The thing that gets me is that other people have been enjoying summer without me. If I don't get a summer, shouldn't no one get a summer? My family visited my brother in the Caribbean during my Spring finals week. My sister and her family went sailing. Friends went off to foreign countries for studies abroad. People walk around the grocery store giving proof of sun exposure with their swim suit lines. Instagram has been full of pool side glories and spur-of-the-moment Vegas trips. As we speak my parents are on their way to a Norwegian cruise, and in less than a week Spencer will be off to do the same in Greece.
I am jealous.
I am jealous.
Somehow I feel a sense of entitlement. I have been in school for a straight year. This means I deserve a vacation, right? Other people got to go home for Spring term, other people had weekend cabin getaways and California road trips. I have weekends, I have days without class, why have I not had these things?
But slowly, ever so slowly, life has been coming into perspective. Piece by piece I have been coming to see the world around me in a little different light.
Like the awesome trip I have planned for December - I get to go to Morocco and Portugal for three weeks. How many people get to spend the dead of winter on the beaches of the Mediterranean? In less than two weeks I get to move into an amazing apartment with three of my best friends in the world. I have been lucky enough to pull enough work hours this summer that, for the first time in my college career, I won't need to work to make it by. I am surrounded by people who love and care for me and who perform endless acts of service for my benefit each day. I have everything I could ever need, and more than some people could ever dream. I am the luckiest.

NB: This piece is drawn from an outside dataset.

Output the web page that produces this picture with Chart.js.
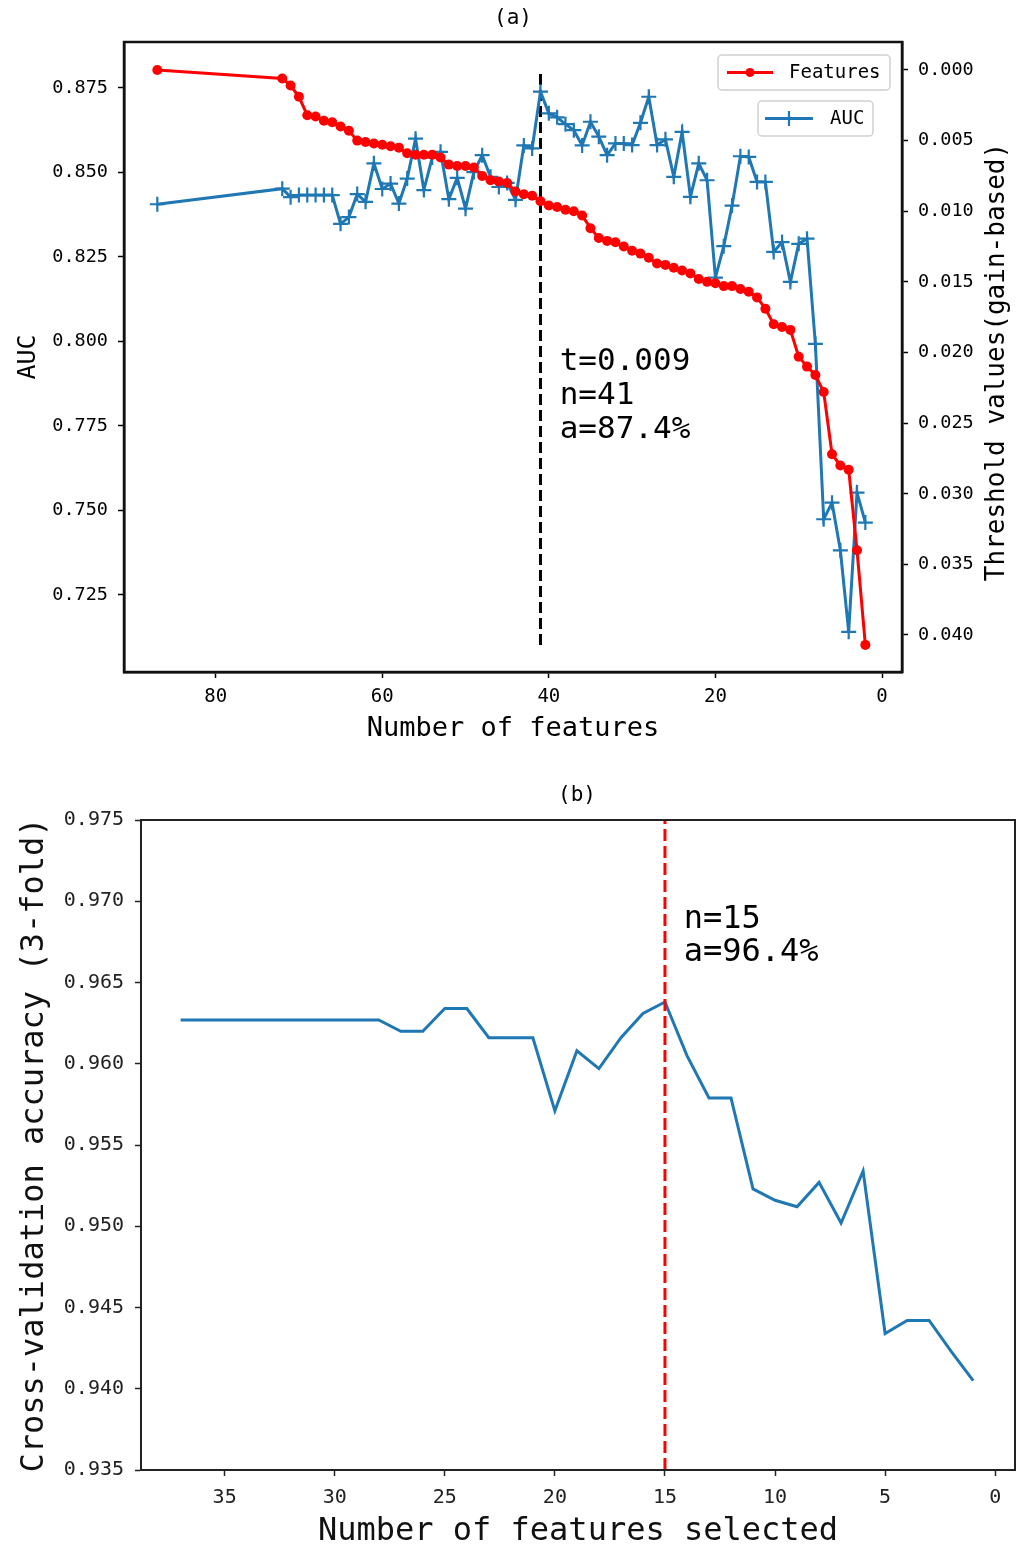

The cornerstone of this epiphany came in the form of a slideshow. My friend Olivia shipped off to Zambia on a service trip. Upon returning home she showed us her pictures, going through one-by-one telling us the stories behind the faces on the screen. Eventually she came across a picture of two men holding pick-axes while standing on stone. She explained that they were stone cutters. In the morning they rise with the sun, go to work cutting stone down to pebbles, return home for a few hours sleep, and start the routine again. Each day, for the rest of their life, this is what their day will be like. I took a moment to imagine what their homes must look like, what their average meal would consist of.
And that is when it hit me. I thought to myself, "I could be a doctor, if I wanted to be." I sat there in silent shock as the reality sunk in. Never before had I truly realized the possibilities before me. If I wanted to be a doctor, I could go to school and learn the arts of the trade. If I wanted to be a teacher, I could learn how to manage a classroom. If I decided I wasn't content with the way my country was being handled, I could run for government. In that moment I realized that the entire world was at my feet, all I had to do was choose a dream and start working towards it.
And now here I find myself feeling sorry? Sorry because I wasn't able to spend a little more time at the pool. Sorry because I wasn't able to live every adventure. Have I become so ungrateful for my life that I cannot be content with what I have?
No. I will stop being sorry. I will start realizing how many amazing things make up my life. I will be grateful
And to start, I will go on sitting in my chair, reading through my notes, working a little bit harder to achieve my dream.